Darf man über Menschen mit Behinderung lachen? Ja, man darf, man muss in diesem Film sogar und das immer wieder – weil nämlich gerade diese die wahren Helden sind und nicht die besserwissenden Normalos. Regisseur und Drehbuchautor Brad Breien schießt in „Die Kunst des negativen Denkens“ die wohl auch vielen Kinogängern bekannten Wohlfühl-Psychophrasen und -spielchen ab. Hinter den oft bitterbösen Witzen und Action-Szenen steckt viel Gefühl und Verständnis – auch für die überlastete Invild. Breien entlarvt den heuchelnden Eiertanz, mit dem Behinderte und Kranke behandelt werden – und geht deren Angst auf den Grund, anderen zur Last zu fallen und so schließlich notwendige Hilfe zu verlieren. Am Ende gehen die Behinderten gestärkt aus der Auseinandersetzung mit dem eigenen Ich hervor.

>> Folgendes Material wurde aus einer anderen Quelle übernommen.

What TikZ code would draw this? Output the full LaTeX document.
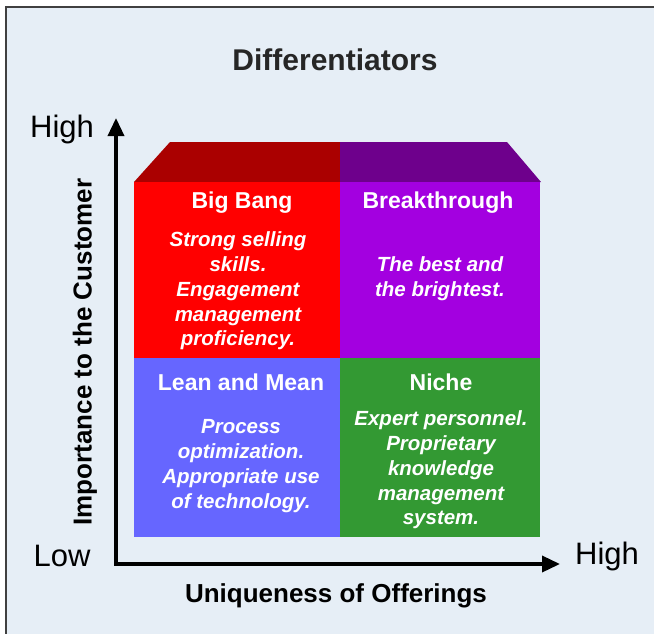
\documentclass[tikz,border=0pt]{standalone}
\usepackage{fontspec}
\setmainfont{Liberation Sans}
\usetikzlibrary{arrows.meta}
\definecolor{bgblue}{HTML}{E6EEF6}
\definecolor{bangred}{HTML}{FF0000}
\definecolor{bangdark}{HTML}{AA0000}
\definecolor{breakpurple}{HTML}{A300E0}
\definecolor{breakdark}{HTML}{6E008C}
\definecolor{leanblue}{HTML}{6666FF}
\definecolor{nichegreen}{HTML}{339933}
\tikzset{
	quadtitle/.style={text=white, font=\fontsize{23}{26}\selectfont\bfseries},
	quadtext/.style={text=white, align=center, font=\fontsize{20.5}{24.8}\selectfont\bfseries\itshape},
	axislabel/.style={font=\fontsize{31}{34}\selectfont},
	axistitle/.style={font=\fontsize{26}{30}\selectfont\bfseries},
}

\begin{document}
\begin{tikzpicture}[x=1pt, y=-1pt]
		%%%%% START %%%%%
		\useasboundingbox (0,0) rectangle (654,633);
		\fill[white] (0,0) rectangle (654,633);
		\draw[fill=bgblue, draw=black!75, line width=1.2pt] (6,7) rectangle (690,690);
		
		\node[font=\fontsize{30}{34}\selectfont\bfseries, text=black!85] (title) at (335,60) {Differentiators};
		
		% quadrants
		\fill[bangdark] (134,182) -- (170,142) -- (340,142) -- (340,182) -- cycle;
		\fill[breakdark] (340,182) -- (340,142) -- (507,142) -- (541,182) -- cycle;
		\fill[bangred] (134,182) rectangle (340,358);
		\fill[breakpurple] (340,182) rectangle (540,358);
		\fill[leanblue] (134,358) rectangle (340,537);
		\fill[nichegreen] (340,358) rectangle (540,537);
		
		\node[quadtitle] (bigbang) at (242,203) {Big Bang};
		\node[quadtext] (bigbangtext) at (238,291) {Strong selling\\skills.\\Engagement\\management\\proficiency.};
		
		\node[quadtitle] (breakthrough) at (438,203) {Breakthrough};
		\node[quadtext] (breakthroughtext) at (440,279) {The best and\\the brightest.};
		
		\node[quadtitle] (lean) at (241,382) {Lean and Mean};
		\node[quadtext] (leantext) at (241,466) {Process\\optimization.\\Appropriate use\\of technology.};
		
		\node[quadtitle] (niche) at (441,382) {Niche};
		\node[quadtext] (nichetext) at (441,470) {Expert personnel.\\Proprietary\\knowledge\\management\\system.};
		
		% axes
		\coordinate (origin) at (116,564);
		\coordinate (ytip) at (116,118);
		\coordinate (xtip) at (560,564);
		\draw[line width=3.5pt, line join=miter, {Triangle[length=18pt, width=16pt]}-{Triangle[length=18pt, width=16pt]}] (ytip) -- (origin) -- (xtip);
		
		\node[axislabel] (yhigh) at (62,129) {High};
		\node[axislabel] (ylow) at (62,556) {Low};
		\node[axislabel] (xhigh) at (607,556) {High};
		
		\node[axistitle, rotate=90] (ytitle) at (85,352) {Importance to the Customer};
		\node[axistitle] (xtitle) at (336,596) {Uniqueness of Offerings};
		%%%%% END %%%%%
	\end{tikzpicture}
\end{document}
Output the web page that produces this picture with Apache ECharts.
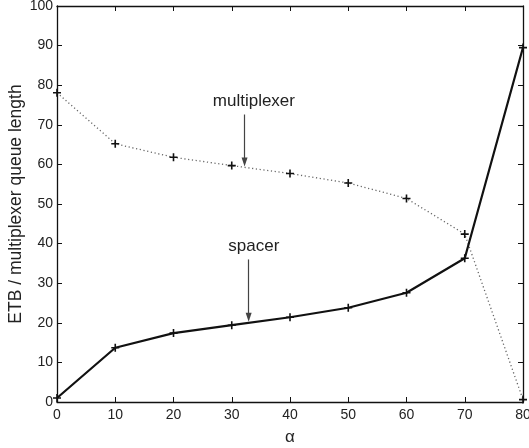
<!DOCTYPE html>
<html>
<head>
<meta charset="utf-8">
<script src="https://cdn.jsdelivr.net/npm/echarts@6/dist/echarts.min.js"></script>
<style>html,body{margin:0;padding:0;background:#fff}#c{width:529px;height:448px}</style>
</head>
<body>
<div id="c"></div>
<script>
var alphaValues = [0, 10, 20, 30, 40, 50, 60, 70, 80];
var spacerValues = [1.0, 13.7, 17.4, 19.4, 21.4, 23.8, 27.6, 36.3, 89.5];
var multiplexerValues = [78.1, 65.2, 61.8, 59.7, 57.7, 55.3, 51.4, 42.4, 0.6];
var xTicks = [0, 10, 20, 30, 40, 50, 60, 70, 80];
var yTicks = [0, 10, 20, 30, 40, 50, 60, 70, 80, 90, 100];
var annotations = [
  {text: 'multiplexer', textAt: [33.8, 76.0], arrowFrom: [32.2, 72.6], arrowTo: [32.2, 60.6]},
  {text: 'spacer', textAt: [33.8, 39.2], arrowFrom: [32.9, 36.0], arrowTo: [32.9, 21.4]}
];

var plus = 'path://M4,0h2v4h4v2h-4v4h-2v-4h-4v-2h4z';
var font = 'Liberation Sans, Arial, Helvetica, sans-serif';
function pairs(ys){ return alphaValues.map(function(x,i){return [x, ys[i]];}); }

var chart = echarts.init(document.getElementById('c'), null, {renderer:'canvas'});
var axisCommon = {
  axisLine: {show: true, onZero: false, lineStyle: {color: '#111', width: 1.3}},
  axisTick: {show: true, inside: true, length: 5, lineStyle: {color: '#111', width: 1}},
  splitLine: {show: false}
};
var option = {
  animation: false,
  backgroundColor: '#fff',
  grid: {left: 57, top: 6, right: 6, bottom: 46, containLabel: false, outerBoundsMode: 'none'},
  xAxis: [
    Object.assign({type: 'value', min: xTicks[0], max: xTicks[xTicks.length-1], interval: 10,
      position: 'bottom', name: 'α', nameLocation: 'middle', nameGap: 27, nameMoveOverlap: false,
      nameTextStyle: {fontSize: 17, color: '#222', fontFamily: font},
      axisLabel: {fontSize: 14, color: '#222', margin: 6, fontFamily: font}}, axisCommon),
    Object.assign({type: 'value', min: xTicks[0], max: xTicks[xTicks.length-1], interval: 10,
      position: 'top', axisLabel: {show: false}}, axisCommon)
  ],
  yAxis: [
    Object.assign({type: 'value', min: yTicks[0], max: yTicks[yTicks.length-1], interval: 10,
      position: 'left', name: 'ETB / multiplexer queue length', nameLocation: 'middle', nameGap: 32,
      nameMoveOverlap: false,
      nameTextStyle: {fontSize: 17.5, color: '#222', fontFamily: font},
      axisLabel: {fontSize: 14, color: '#222', margin: 4, fontFamily: font}}, axisCommon),
    Object.assign({type: 'value', min: yTicks[0], max: yTicks[yTicks.length-1], interval: 10,
      position: 'right', axisLabel: {show: false}}, axisCommon)
  ],
  series: [
    {
      name: 'multiplexer', type: 'line', data: pairs(multiplexerValues),
      symbol: plus, symbolSize: 8, showSymbol: true,
      itemStyle: {color: '#111'},
      lineStyle: {color: '#666', width: 1.3, type: [1.2, 2.6]},
      z: 2
    },
    {
      name: 'spacer', type: 'line', data: pairs(spacerValues),
      symbol: plus, symbolSize: 8, showSymbol: true,
      itemStyle: {color: '#111'},
      lineStyle: {color: '#111', width: 2.2},
      z: 3,
      markLine: {
        silent: true, symbol: ['none', 'triangle'], symbolSize: [6, 9],
        lineStyle: {color: '#444', width: 1.2, type: 'solid'},
        label: {show: false},
        data: annotations.map(function(a){ return [{coord: a.arrowFrom}, {coord: a.arrowTo}]; })
      },
      markPoint: {
        silent: true, symbol: 'circle', symbolSize: 0,
        label: {show: true, position: 'inside', fontSize: 17, color: '#222', fontFamily: font,
          formatter: function(p){ return p.name; }},
        data: annotations.map(function(a){ return {name: a.text, coord: a.textAt}; })
      }
    }
  ]
};
chart.setOption(option);
</script>
</body>
</html>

Die Schauspieler überzeichnen nicht, überzeugen auch ohne Grimassenschneiden. Regie und Kamera verzichten auf ablenkende Spielereien, spielen lediglich mit Klischees. Das Kammerspiel entwickelt sich von der Komödie über die Tragödie schlüssig bis zur Katharsis. Leider traut sich Brad Breien nicht, die Geschichte ganz offen zu lassen, doch das leicht kitschige Happy End – es lebe die Liebe! – ist nur ein kleiner Schönheitsfleck.

Vor über 30 Jahren mischte sich „Einer flog übers Kuckucksnest“ durchaus erfolgreich in die Diskussion über die Erneuerung der Psychiatrie ein. Ein ähnlicher Erfolg wäre „Die Kunst des negativen Denkens“ zu wünschen. Feinfühliger und genauer beobachtend als der Hollywood-Kinohit ist er allemal. Und das ohne Starbesetzung.